— BEGIN —
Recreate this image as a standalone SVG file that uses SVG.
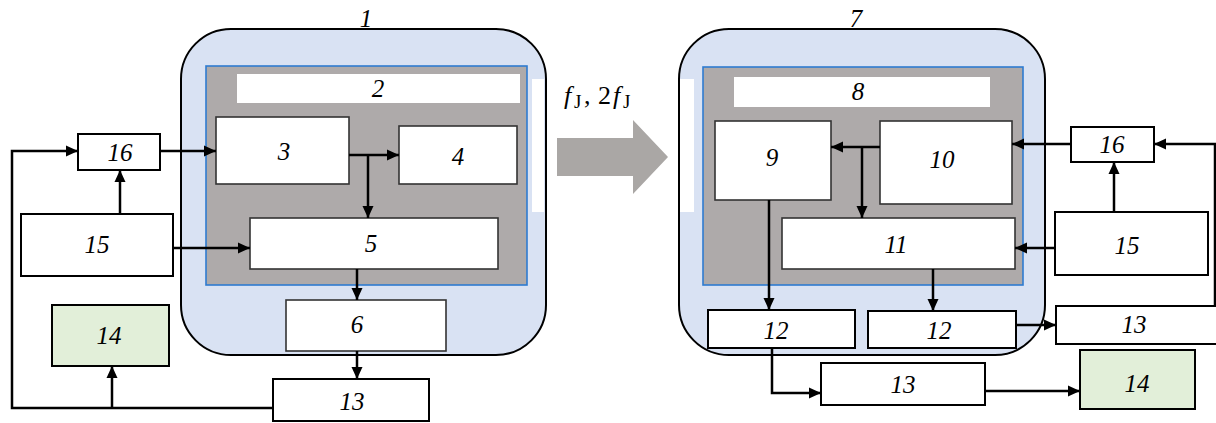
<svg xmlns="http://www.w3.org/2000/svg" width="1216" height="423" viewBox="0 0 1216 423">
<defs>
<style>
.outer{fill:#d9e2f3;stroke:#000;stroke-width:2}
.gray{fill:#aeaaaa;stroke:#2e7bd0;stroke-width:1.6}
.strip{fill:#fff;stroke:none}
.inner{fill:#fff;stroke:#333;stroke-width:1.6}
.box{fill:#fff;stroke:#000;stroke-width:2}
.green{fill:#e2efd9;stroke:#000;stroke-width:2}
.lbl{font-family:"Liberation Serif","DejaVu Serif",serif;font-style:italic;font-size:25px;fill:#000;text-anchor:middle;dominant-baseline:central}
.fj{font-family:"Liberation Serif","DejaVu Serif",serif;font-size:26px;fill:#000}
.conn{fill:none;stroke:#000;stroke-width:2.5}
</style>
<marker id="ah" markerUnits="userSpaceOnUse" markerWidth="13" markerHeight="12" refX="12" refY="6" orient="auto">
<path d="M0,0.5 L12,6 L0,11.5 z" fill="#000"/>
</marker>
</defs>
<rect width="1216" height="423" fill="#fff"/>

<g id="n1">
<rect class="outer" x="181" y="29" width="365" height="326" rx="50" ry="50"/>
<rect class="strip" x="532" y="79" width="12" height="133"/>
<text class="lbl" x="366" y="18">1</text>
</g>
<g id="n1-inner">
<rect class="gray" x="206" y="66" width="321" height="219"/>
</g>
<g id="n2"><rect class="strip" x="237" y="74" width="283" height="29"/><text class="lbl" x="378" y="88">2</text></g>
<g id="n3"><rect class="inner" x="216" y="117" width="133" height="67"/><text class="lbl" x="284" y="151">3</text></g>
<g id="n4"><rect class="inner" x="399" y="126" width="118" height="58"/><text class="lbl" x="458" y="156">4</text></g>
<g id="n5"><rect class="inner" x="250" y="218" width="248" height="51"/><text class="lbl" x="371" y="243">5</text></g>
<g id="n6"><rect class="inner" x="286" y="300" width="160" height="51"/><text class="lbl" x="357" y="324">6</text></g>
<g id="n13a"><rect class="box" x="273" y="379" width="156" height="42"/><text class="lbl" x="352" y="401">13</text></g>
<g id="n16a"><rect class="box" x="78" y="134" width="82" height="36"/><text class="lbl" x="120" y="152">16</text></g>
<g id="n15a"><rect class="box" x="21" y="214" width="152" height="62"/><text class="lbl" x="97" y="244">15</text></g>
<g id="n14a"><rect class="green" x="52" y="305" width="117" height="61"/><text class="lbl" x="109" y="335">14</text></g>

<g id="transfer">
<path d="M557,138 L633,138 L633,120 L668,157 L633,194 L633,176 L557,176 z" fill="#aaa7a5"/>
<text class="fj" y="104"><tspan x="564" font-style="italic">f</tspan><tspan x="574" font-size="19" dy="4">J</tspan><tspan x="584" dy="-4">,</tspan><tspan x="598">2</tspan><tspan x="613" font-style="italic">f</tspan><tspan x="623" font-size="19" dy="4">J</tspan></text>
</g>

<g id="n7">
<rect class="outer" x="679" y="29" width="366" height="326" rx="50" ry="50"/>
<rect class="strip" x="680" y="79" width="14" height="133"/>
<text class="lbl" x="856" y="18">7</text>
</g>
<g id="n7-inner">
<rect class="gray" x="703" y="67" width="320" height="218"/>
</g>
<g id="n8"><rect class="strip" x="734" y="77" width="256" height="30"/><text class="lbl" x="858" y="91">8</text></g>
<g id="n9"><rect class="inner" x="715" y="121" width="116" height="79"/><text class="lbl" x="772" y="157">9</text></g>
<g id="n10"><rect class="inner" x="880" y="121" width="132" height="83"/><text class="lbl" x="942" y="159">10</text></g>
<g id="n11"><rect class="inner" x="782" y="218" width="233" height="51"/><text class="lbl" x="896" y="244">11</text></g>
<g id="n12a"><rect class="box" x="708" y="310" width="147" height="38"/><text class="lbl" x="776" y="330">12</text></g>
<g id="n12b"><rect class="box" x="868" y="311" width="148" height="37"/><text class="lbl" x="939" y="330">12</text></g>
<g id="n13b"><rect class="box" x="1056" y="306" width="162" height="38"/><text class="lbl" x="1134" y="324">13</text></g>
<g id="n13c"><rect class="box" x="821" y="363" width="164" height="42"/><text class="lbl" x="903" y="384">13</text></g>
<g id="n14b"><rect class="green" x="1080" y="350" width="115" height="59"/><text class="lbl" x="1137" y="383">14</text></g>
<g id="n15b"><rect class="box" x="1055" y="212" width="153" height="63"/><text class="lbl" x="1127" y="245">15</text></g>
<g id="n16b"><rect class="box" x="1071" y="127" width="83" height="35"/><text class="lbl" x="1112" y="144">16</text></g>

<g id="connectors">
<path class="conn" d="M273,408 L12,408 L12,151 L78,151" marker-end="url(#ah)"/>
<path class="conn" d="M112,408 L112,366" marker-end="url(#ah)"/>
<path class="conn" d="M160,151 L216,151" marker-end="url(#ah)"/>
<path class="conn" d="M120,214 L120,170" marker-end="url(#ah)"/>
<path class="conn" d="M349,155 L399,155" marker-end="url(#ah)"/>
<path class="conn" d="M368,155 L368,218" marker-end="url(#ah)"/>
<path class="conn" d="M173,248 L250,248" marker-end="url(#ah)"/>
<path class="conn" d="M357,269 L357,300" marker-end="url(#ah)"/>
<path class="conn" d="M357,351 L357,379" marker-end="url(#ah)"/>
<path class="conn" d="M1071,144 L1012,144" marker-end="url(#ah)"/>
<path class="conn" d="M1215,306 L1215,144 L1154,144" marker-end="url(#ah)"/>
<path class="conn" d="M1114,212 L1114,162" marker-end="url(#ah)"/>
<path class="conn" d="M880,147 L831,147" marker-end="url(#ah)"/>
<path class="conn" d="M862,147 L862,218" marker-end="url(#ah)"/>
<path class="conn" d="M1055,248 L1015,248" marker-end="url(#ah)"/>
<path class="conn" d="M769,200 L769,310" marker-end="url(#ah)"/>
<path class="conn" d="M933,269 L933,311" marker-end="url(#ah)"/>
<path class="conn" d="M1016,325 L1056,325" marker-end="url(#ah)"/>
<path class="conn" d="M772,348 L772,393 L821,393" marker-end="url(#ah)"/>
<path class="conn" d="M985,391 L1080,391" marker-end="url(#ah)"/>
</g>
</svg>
— END —
• **Written instruction**
Leave out the pictures and print every line of the data exactly.

• **Complete answer**
Recreate this image as a standalone SVG file that uses SVG.
<svg xmlns="http://www.w3.org/2000/svg" width="1216" height="423" viewBox="0 0 1216 423">
<defs>
<style>
.outer{fill:#d9e2f3;stroke:#000;stroke-width:2}
.gray{fill:#aeaaaa;stroke:#2e7bd0;stroke-width:1.6}
.strip{fill:#fff;stroke:none}
.inner{fill:#fff;stroke:#333;stroke-width:1.6}
.box{fill:#fff;stroke:#000;stroke-width:2}
.green{fill:#e2efd9;stroke:#000;stroke-width:2}
.lbl{font-family:"Liberation Serif","DejaVu Serif",serif;font-style:italic;font-size:25px;fill:#000;text-anchor:middle;dominant-baseline:central}
.fj{font-family:"Liberation Serif","DejaVu Serif",serif;font-size:26px;fill:#000}
.conn{fill:none;stroke:#000;stroke-width:2.5}
</style>
<marker id="ah" markerUnits="userSpaceOnUse" markerWidth="13" markerHeight="12" refX="12" refY="6" orient="auto">
<path d="M0,0.5 L12,6 L0,11.5 z" fill="#000"/>
</marker>
</defs>
<rect width="1216" height="423" fill="#fff"/>

<g id="n1">
<rect class="outer" x="181" y="29" width="365" height="326" rx="50" ry="50"/>
<rect class="strip" x="532" y="79" width="12" height="133"/>
<text class="lbl" x="366" y="18">1</text>
</g>
<g id="n1-inner">
<rect class="gray" x="206" y="66" width="321" height="219"/>
</g>
<g id="n2"><rect class="strip" x="237" y="74" width="283" height="29"/><text class="lbl" x="378" y="88">2</text></g>
<g id="n3"><rect class="inner" x="216" y="117" width="133" height="67"/><text class="lbl" x="284" y="151">3</text></g>
<g id="n4"><rect class="inner" x="399" y="126" width="118" height="58"/><text class="lbl" x="458" y="156">4</text></g>
<g id="n5"><rect class="inner" x="250" y="218" width="248" height="51"/><text class="lbl" x="371" y="243">5</text></g>
<g id="n6"><rect class="inner" x="286" y="300" width="160" height="51"/><text class="lbl" x="357" y="324">6</text></g>
<g id="n13a"><rect class="box" x="273" y="379" width="156" height="42"/><text class="lbl" x="352" y="401">13</text></g>
<g id="n16a"><rect class="box" x="78" y="134" width="82" height="36"/><text class="lbl" x="120" y="152">16</text></g>
<g id="n15a"><rect class="box" x="21" y="214" width="152" height="62"/><text class="lbl" x="97" y="244">15</text></g>
<g id="n14a"><rect class="green" x="52" y="305" width="117" height="61"/><text class="lbl" x="109" y="335">14</text></g>

<g id="transfer">
<path d="M557,138 L633,138 L633,120 L668,157 L633,194 L633,176 L557,176 z" fill="#aaa7a5"/>
<text class="fj" y="104"><tspan x="564" font-style="italic">f</tspan><tspan x="574" font-size="19" dy="4">J</tspan><tspan x="584" dy="-4">,</tspan><tspan x="598">2</tspan><tspan x="613" font-style="italic">f</tspan><tspan x="623" font-size="19" dy="4">J</tspan></text>
</g>

<g id="n7">
<rect class="outer" x="679" y="29" width="366" height="326" rx="50" ry="50"/>
<rect class="strip" x="680" y="79" width="14" height="133"/>
<text class="lbl" x="856" y="18">7</text>
</g>
<g id="n7-inner">
<rect class="gray" x="703" y="67" width="320" height="218"/>
</g>
<g id="n8"><rect class="strip" x="734" y="77" width="256" height="30"/><text class="lbl" x="858" y="91">8</text></g>
<g id="n9"><rect class="inner" x="715" y="121" width="116" height="79"/><text class="lbl" x="772" y="157">9</text></g>
<g id="n10"><rect class="inner" x="880" y="121" width="132" height="83"/><text class="lbl" x="942" y="159">10</text></g>
<g id="n11"><rect class="inner" x="782" y="218" width="233" height="51"/><text class="lbl" x="896" y="244">11</text></g>
<g id="n12a"><rect class="box" x="708" y="310" width="147" height="38"/><text class="lbl" x="776" y="330">12</text></g>
<g id="n12b"><rect class="box" x="868" y="311" width="148" height="37"/><text class="lbl" x="939" y="330">12</text></g>
<g id="n13b"><rect class="box" x="1056" y="306" width="162" height="38"/><text class="lbl" x="1134" y="324">13</text></g>
<g id="n13c"><rect class="box" x="821" y="363" width="164" height="42"/><text class="lbl" x="903" y="384">13</text></g>
<g id="n14b"><rect class="green" x="1080" y="350" width="115" height="59"/><text class="lbl" x="1137" y="383">14</text></g>
<g id="n15b"><rect class="box" x="1055" y="212" width="153" height="63"/><text class="lbl" x="1127" y="245">15</text></g>
<g id="n16b"><rect class="box" x="1071" y="127" width="83" height="35"/><text class="lbl" x="1112" y="144">16</text></g>

<g id="connectors">
<path class="conn" d="M273,408 L12,408 L12,151 L78,151" marker-end="url(#ah)"/>
<path class="conn" d="M112,408 L112,366" marker-end="url(#ah)"/>
<path class="conn" d="M160,151 L216,151" marker-end="url(#ah)"/>
<path class="conn" d="M120,214 L120,170" marker-end="url(#ah)"/>
<path class="conn" d="M349,155 L399,155" marker-end="url(#ah)"/>
<path class="conn" d="M368,155 L368,218" marker-end="url(#ah)"/>
<path class="conn" d="M173,248 L250,248" marker-end="url(#ah)"/>
<path class="conn" d="M357,269 L357,300" marker-end="url(#ah)"/>
<path class="conn" d="M357,351 L357,379" marker-end="url(#ah)"/>
<path class="conn" d="M1071,144 L1012,144" marker-end="url(#ah)"/>
<path class="conn" d="M1215,306 L1215,144 L1154,144" marker-end="url(#ah)"/>
<path class="conn" d="M1114,212 L1114,162" marker-end="url(#ah)"/>
<path class="conn" d="M880,147 L831,147" marker-end="url(#ah)"/>
<path class="conn" d="M862,147 L862,218" marker-end="url(#ah)"/>
<path class="conn" d="M1055,248 L1015,248" marker-end="url(#ah)"/>
<path class="conn" d="M769,200 L769,310" marker-end="url(#ah)"/>
<path class="conn" d="M933,269 L933,311" marker-end="url(#ah)"/>
<path class="conn" d="M1016,325 L1056,325" marker-end="url(#ah)"/>
<path class="conn" d="M772,348 L772,393 L821,393" marker-end="url(#ah)"/>
<path class="conn" d="M985,391 L1080,391" marker-end="url(#ah)"/>
</g>
</svg>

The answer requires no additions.